Tanto che qualcuno si è chiesto se ancora servono, se hanno ancora un ruolo e un senso i quotidiani.  Arrivano sempre “dopo la notizia”, mettono tutti lo stesso titolo in prima pagina, seguono diligentemente il pensiero unico e il potente di turno, ricalcano in fotocopia le solite sezioni interne: politica interna, esteri, cronaca, economia, sport…. Anche le parole sembrano piene di polvere, perché il linguaggio giornalistico, invece di arricchirsi, si è impoverito.  Il vocabolario dei quotidiani registra e riproduce quello del sottobosco politico e della chiacchiera televisiva, oppure insegue inutilmente la grande nuvola confusa del web.

Periscopio propone un nuovo modo di essere giornale, di fare informazione. di accostare Alto e Basso, di rapportarsi al proprio pubblico. Rompe compartimenti stagni delle sezioni tradizionali di quotidiani. Accoglie e dà riconosce uguale dignità a tutti i generi e tutti linguaggi: così in primo piano ci può essere una notizia, un commento, ma anche una poesia o una vignetta.  Abbandona la rincorsa allo scoop, all’intervista esclusiva, alla firma illustre, proponendo quella che abbiamo chiamato “informazione verticale”: entrare cioè nelle  “cose che accadono fuori e dentro di noi”, denunciare Il Vecchio che resiste e raccontare Il Nuovo che germoglia, stare dalla parte dei diritti e denunciare la diseguaglianza che cresce in Italia e nel mondo. .

Con il quotidiano di ieri, così si diceva, oggi ci si incarta il pesce. Non Periscopio, la sua “informazione verticale” non invecchia mai e dal nostro archivio di quasi 50.000 articoli (disponibile gratuitamente) si pescano continuamente contenuti utili per integrare le ultime notizie uscite. Non troverete mai, come succede in quasi tutti i quotidiani on line,  le prime tre righe dell’articolo in chiaro… e una piccola tassa per poter leggere tutto il resto.

Sembra una frase retorica ma non lo è: “Periscopio è un giornale senza padrini e senza padroni”. Siamo orgogliosamente antifascisti, pacifisti, nonviolenti, femministi, ambientalisti. Crediamo nella Sinistra (anche se la Sinistra non crede più a se stessa), ma non apparteniamo a nessuna casa politica, non fiancheggiamo nessun partito e nessun leader. Anzi, diffidiamo dei leader e dei capipopolo, perfino degli eroi. Non ci piacciono i muri, quelli materiali come  quelli immateriali, frutto del pregiudizio e dell’egoismo. Ci piace “il popolo” (quello scritto in Costituzione) e vorremmo cancellare “la nazione”, premessa di ogni guerra e  di ogni violenza.
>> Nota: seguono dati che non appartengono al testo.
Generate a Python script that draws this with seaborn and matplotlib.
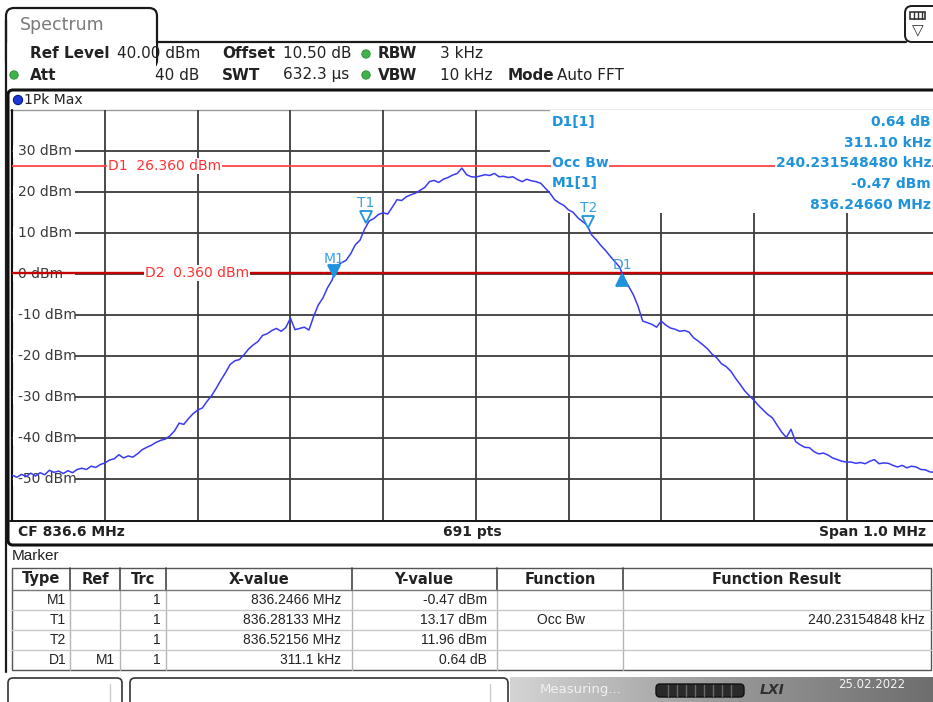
import numpy as np
import pandas as pd
import matplotlib
matplotlib.use("Agg")
import matplotlib.pyplot as plt
import seaborn as sns
from matplotlib.patches import Rectangle, FancyBboxPatch, Circle
from matplotlib.lines import Line2D

# ---------------- data ----------------
start_mhz = 835.9
stop_mhz = 836.9
step_khz = 5.0
trace_dbm = [
    -49.0, -49.5, -48.8, -49.3, -48.5, -49.2, -48.4, -48.9, -47.8, -48.3,
    -48.0, -48.6, -47.9, -48.4, -47.6, -47.3, -47.6, -46.8, -47.1, -46.4,
    -46.0, -45.3, -45.0, -44.0, -44.8, -44.3, -44.6, -43.8, -42.8, -42.2,
    -41.7, -41.0, -40.5, -40.2, -39.4, -38.2, -36.3, -36.6, -35.2, -34.0,
    -33.1, -32.6, -31.0, -29.6, -27.8, -25.8, -24.0, -22.0, -21.1, -20.8,
    -19.6, -18.2, -17.2, -16.4, -14.9, -14.5, -13.7, -13.2, -13.9, -13.0,
    -10.7, -13.5, -13.2, -12.9, -13.6, -10.3, -7.5, -5.8, -3.3, -1.4,
    2.0, 2.8, 3.4, 5.0, 7.2, 8.3, 11.0, 13.0, 13.6, 14.6,
    15.0, 14.7, 16.4, 18.2, 18.0, 18.9, 19.4, 19.8, 20.5, 21.2,
    22.6, 22.9, 22.4, 23.2, 23.6, 24.2, 24.6, 25.9, 24.3, 23.8,
    23.7, 24.0, 24.3, 24.1, 24.6, 23.8, 23.9, 23.6, 23.8, 23.1,
    22.6, 23.2, 22.8, 22.6, 22.2, 21.0, 19.8, 18.2, 17.4, 16.8,
    15.7, 15.1, 13.8, 12.9, 12.0, 9.6, 8.4, 7.0, 5.8, 4.4,
    3.1, 1.8, -0.9, -3.0, -5.0, -7.8, -11.4, -11.8, -12.2, -12.9,
    -11.4, -12.4, -13.1, -13.4, -13.9, -13.7, -14.1, -15.5, -16.3, -17.2,
    -18.2, -19.5, -20.4, -21.8, -22.5, -23.6, -25.3, -26.8, -28.4, -29.6,
    -30.7, -32.0, -33.1, -34.2, -35.0, -36.8, -38.5, -39.8, -37.8, -40.8,
    -41.6, -42.2, -42.3, -43.3, -43.8, -43.6, -44.1, -44.8, -45.2, -45.6,
    -45.8, -45.8, -46.1, -45.9, -46.2, -45.6, -45.2, -46.2, -46.0, -46.1,
    -46.6, -47.0, -46.6, -47.2, -46.8, -47.0, -47.6, -47.7, -48.2, -48.3,
    -48.4,
]
grid_freqs_mhz = [836.0, 836.1, 836.2, 836.3, 836.4, 836.5, 836.6, 836.7, 836.8]
grid_levels_dbm = [30, 20, 10, 0, -10, -20, -30, -40, -50]
level_labels = ["30 dBm", "20 dBm", "10 dBm", "0 dBm", "-10 dBm", "-20 dBm",
                "-30 dBm", "-40 dBm", "-50 dBm"]
y_min, y_max = -60, 40
d1_level = 26.36
d2_level = 0.36

marker_names = ["M1", "T1", "T2", "D1"]
marker_freq_mhz = [836.2466, 836.28133, 836.52156, 836.5577]
marker_level_dbm = [-0.47, 13.17, 11.96, 0.17]

header_row1 = [("Ref Level", True), ("40.00 dBm", False), ("Offset", True),
               ("10.50 dB", False), ("RBW", True), ("3 kHz", False)]
header_row2 = [("Att", True), ("40 dB", False), ("SWT", True),
               ("632.3 µs", False), ("VBW", True), ("10 kHz", False),
               ("Mode", True), ("Auto FFT", False)]

info_left = ["D1[1]", "Occ Bw", "M1[1]"]
info_right = ["0.64 dB", "311.10 kHz", "240.231548480 kHz", "-0.47 dBm", "836.24660 MHz"]

table_header = ["Type", "Ref", "Trc", "X-value", "Y-value", "Function", "Function Result"]
table_type = ["M1", "T1", "T2", "D1"]
table_ref = ["", "", "", "M1"]
table_trc = ["1", "1", "1", "1"]
table_x = ["836.2466 MHz", "836.28133 MHz", "836.52156 MHz", "311.1 kHz"]
table_y = ["-0.47 dBm", "13.17 dBm", "11.96 dBm", "0.64 dB"]
table_func = ["", "Occ Bw", "", ""]
table_result = ["", "240.23154848 kHz", "", ""]

# ---------------- figure ----------------
sns.set_style("white")
plt.rcParams["font.family"] = ["DejaVu Sans"]
W, H = 933, 702
fig = plt.figure(figsize=(W / 100, H / 100), dpi=100)
fig.patch.set_facecolor("white")

bg = fig.add_axes([0, 0, 1, 1])
bg.set_xlim(0, W)
bg.set_ylim(H, 0)
bg.axis("off")

NARROW = ["Liberation Sans", "DejaVu Sans"]
DARK = "#222222"
MK = "#1f93dc"

# --- tab / top chrome ---
tab = FancyBboxPatch((6, 8), 151, 60, boxstyle="round,pad=0,rounding_size=8",
                     fc="white", ec="#1a1a1a", lw=1.6)
bg.add_patch(tab)
bg.add_patch(Rectangle((7, 43), 149, 30, fc="white", ec="none"))
bg.add_line(Line2D([157, 906], [42, 42], color="#1a1a1a", lw=1.6))
bg.add_line(Line2D([6, 6], [20, 672], color="#1a1a1a", lw=1.6))
bg.text(20, 25, "Spectrum", fontsize=12.5, color="#7a7a7a", va="center", ha="left")
icon = FancyBboxPatch((905, 6), 40, 36, boxstyle="round,pad=0,rounding_size=7",
                      fc="white", ec="#1a1a1a", lw=1.4)
bg.add_patch(icon)
bg.add_patch(Rectangle((910, 12), 15, 7, fc="white", ec="#333333", lw=1.2))
for xx in (914, 918, 922):
    bg.add_line(Line2D([xx, xx], [12, 19], color="#333333", lw=1))
bg.text(917.5, 31, "▽", fontsize=11, color="#333333", ha="center", va="center")

# --- header rows ---
row1_x = [30, 117, 222, 283, 378, 440]
for (t, b), x in zip(header_row1, row1_x):
    bg.text(x, 53, t, fontsize=11, fontweight="bold" if b else "normal",
            color=DARK, va="center", ha="left")
row2_x = [30, 199, 222, 283, 378, 440, 508, 557]
for (t, b), x in zip(header_row2, row2_x):
    bg.text(x, 75, t, fontsize=11, fontweight="bold" if b else "normal",
            color=DARK, va="center", ha="right" if t == "40 dB" else "left")
for (cx, cy) in [(14, 75), (366, 54), (366, 75)]:
    bg.add_patch(Circle((cx, cy), 4.2, fc="#3fb24a", ec="#2c8a34", lw=0.6))

# --- trace window frame ---
win = FancyBboxPatch((8, 90), 940, 455, boxstyle="round,pad=0,rounding_size=5",
                     fc="white", ec="#111111", lw=2.2, zorder=0.5)
bg.add_patch(win)
bg.add_patch(Circle((18, 100), 4.6, fc="#1d36d6", ec="#0a1a80", lw=0.8, zorder=1))
bg.text(24, 100, "1Pk Max", fontsize=10, color=DARK, va="center", ha="left", zorder=1)
bg.add_line(Line2D([10, 940], [110.3, 110.3], color="#9a9a9a", lw=1.0, zorder=1))
bg.add_line(Line2D([11.5, 11.5], [110, 521], color="#111111", lw=1.6, zorder=1))
bg.add_line(Line2D([10, 940], [521, 521], color="#111111", lw=1.4, zorder=1))
bg.text(18, 532, "CF 836.6 MHz", fontsize=10, fontweight="bold", color=DARK,
        va="center", ha="left", zorder=1)
bg.text(472, 532, "691 pts", fontsize=10, fontweight="bold", color=DARK,
        va="center", ha="center", zorder=1)
bg.text(926, 532, "Span 1.0 MHz", fontsize=10, fontweight="bold", color=DARK,
        va="center", ha="right", zorder=1)

# --- plot axes ---
X0, X1, Y0, Y1 = 12.3, 939.3, 110.3, 520.3
ax = fig.add_axes([X0 / W, 1 - Y1 / H, (X1 - X0) / W, (Y1 - Y0) / H])
ax.set_xlim(start_mhz, stop_mhz)
ax.set_ylim(y_min, y_max)
ax.set_axis_off()

def fx(px):
    return start_mhz + (px - X0) / (X1 - X0) * (stop_mhz - start_mhz)

def fy(py):
    return y_max - (py - Y0) / (Y1 - Y0) * (y_max - y_min)

GRID = "#3c3c3c"
for f in grid_freqs_mhz:
    ax.plot([f, f], [y_min, y_max], color=GRID, lw=1.3, zorder=1)
for lv in grid_levels_dbm:
    ax.plot([start_mhz, stop_mhz], [lv, lv], color=GRID, lw=1.3, zorder=1)

# label backgrounds and labels
for lv, lab in zip(grid_levels_dbm, level_labels):
    ax.add_patch(Rectangle((fx(12.5), lv - 1.6), fx(75) - fx(12.5), 3.2,
                           fc="white", ec="none", zorder=2))
    ax.text(fx(18), lv, lab, fontsize=10, color="#3a3a3a", va="center", ha="left", zorder=2.5)

# marker info box background
ax.add_patch(Rectangle((fx(550), fy(213)), stop_mhz - fx(550), fy(110.3) - fy(213),
                       fc="white", ec="none", zorder=2))

# display lines
ax.axhline(d1_level, color="#ff4545", lw=1.3, zorder=3)
ax.axhline(d2_level, color="#c40000", lw=1.7, zorder=3)
ax.text(fx(108), d1_level, f"D1  {d1_level:.3f} dBm", fontsize=10, color="#ff3030",
        va="center", ha="left", zorder=4,
        bbox=dict(fc="white", ec="none", pad=0.6))
ax.text(fx(145), d2_level, f"D2  {d2_level:.3f} dBm", fontsize=10, color="#ff3030",
        va="center", ha="left", zorder=4,
        bbox=dict(fc="white", ec="none", pad=0.6))

# marker info texts
left_y = [122, 163, 183]
for t, py in zip(info_left, left_y):
    ax.text(fx(552), fy(py), t, fontsize=10, fontweight="bold", color=MK,
            va="center", ha="left", zorder=4, bbox=dict(fc="white", ec="none", pad=0.5))
right_y = [122, 143, 163, 184, 205]
for t, py in zip(info_right, right_y):
    ax.text(fx(931), fy(py), t, fontsize=10, fontweight="bold", color=MK,
            va="center", ha="right", zorder=4, bbox=dict(fc="white", ec="none", pad=0.5))

# trace
freqs = start_mhz + np.arange(len(trace_dbm)) * step_khz / 1000.0
df = pd.DataFrame({"freq": freqs, "level": trace_dbm})
sns.lineplot(data=df, x="freq", y="level", ax=ax, color="#3a3af5", lw=1.1,
             zorder=5, legend=False)
ax.set_xlim(start_mhz, stop_mhz)
ax.set_ylim(y_min, y_max)
ax.set_axis_off()

# markers
styles = {"M1": ("v", True, 1.3, 4.2), "T1": ("v", False, 0.9, 4.2),
          "T2": ("v", False, 0.9, 4.2), "D1": ("^", True, -1.5, 2.2)}
for name, f, lv in zip(marker_names, marker_freq_mhz, marker_level_dbm):
    m, filled, off, loff = styles[name]
    ax.plot([f], [lv + off], marker=m, ms=8, mfc=MK if filled else "white",
            mec=MK, mew=1.3, ls="none", zorder=6)
    ax.text(f, lv + loff, name, fontsize=10, color="#3aa0e0", ha="center",
            va="center", zorder=6)

# --- marker table ---
bg.text(12, 556, "Marker", fontsize=11, family=NARROW, color=DARK, va="center", ha="left")
tx0, tx1, ty0, ty1 = 12, 931, 568, 670
bg.add_patch(Rectangle((tx0, ty0), tx1 - tx0, ty1 - ty0, fc="white", ec="#555555", lw=1.0))
col_sep = [70, 120, 166, 352, 497, 623]
for x in col_sep:
    bg.add_line(Line2D([x, x], [ty0, 590], color="#444444", lw=1.2))
    bg.add_line(Line2D([x, x], [590, ty1], color="#b5b5b5", lw=1.0))
bg.add_line(Line2D([tx0, tx1], [590, 590], color="#777777", lw=1.0))
for yy in (610, 630, 650):
    bg.add_line(Line2D([tx0, tx1], [yy, yy], color="#c8c8c8", lw=1.0))
head_cx = [41, 95, 143, 259, 424, 560, 777]
for t, x in zip(table_header, head_cx):
    bg.text(x, 579, t, fontsize=10.5, fontweight="bold", color=DARK,
            ha="center", va="center")
row_y = [600, 620, 640, 660]
for i, y in enumerate(row_y):
    kw = dict(fontsize=10, family=NARROW, color=DARK, va="center")
    bg.text(66, y, table_type[i], ha="right", **kw)
    bg.text(115, y, table_ref[i], ha="right", **kw)
    bg.text(161, y, table_trc[i], ha="right", **kw)
    bg.text(341, y, table_x[i], ha="right", **kw)
    bg.text(487, y, table_y[i], ha="right", **kw)
    bg.text(561, y, table_func[i], ha="center", **kw)
    bg.text(925, y, table_result[i], ha="right", **kw)

# --- status bar ---
for (x, w, d) in [(8, 114, 110), (130, 378, 490)]:
    bg.add_patch(FancyBboxPatch((x, 678), w, 30, boxstyle="round,pad=0,rounding_size=5",
                                fc="white", ec="#333333", lw=1.2))
    bg.add_line(Line2D([d, d], [684, 702], color="#cccccc", lw=1))
grad = np.linspace(0, 1, 256)[None, :]
bg.imshow(grad, extent=(510, 933, 702, 677), cmap=matplotlib.colors.LinearSegmentedColormap.from_list(
    "g", ["#d4d4d4", "#9a9a9a", "#6e6e6e"]), aspect="auto", zorder=0.2)
bg.set_xlim(0, W)
bg.set_ylim(H, 0)
bg.text(540, 690, "Measuring...", fontsize=9.5, color="#f0f0f0", va="center", ha="left")
bg.add_patch(FancyBboxPatch((656, 684), 88, 13, boxstyle="round,pad=0,rounding_size=4",
                            fc="#2a2a2a", ec="#111111", lw=1))
for xx in range(668, 740, 9):
    bg.add_line(Line2D([xx, xx], [685, 696], color="#6a6a6a", lw=1))
bg.text(760, 690, "LXI", fontsize=10, fontstyle="italic", fontweight="bold",
        color="#303030", va="center", ha="left")
bg.text(838, 685, "25.02.2022", fontsize=8.5, color="#f4f4f4", va="center", ha="left")

fig.savefig("out.png", dpi=100)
Periscopio è quindi un giornale popolare, non nazionalpopolare. Un quotidiano “generalista”,  scritto per essere letto da tutti (“quelli che hanno letto milioni di libri o che non sanno nemmeno parlare” F. De Gregori), da tutti quelli che coltivano la curiosità, e non dalle elites, dai circoli degli addetti ai lavori, dagli intellettuali del vuoto e della chiacchiera.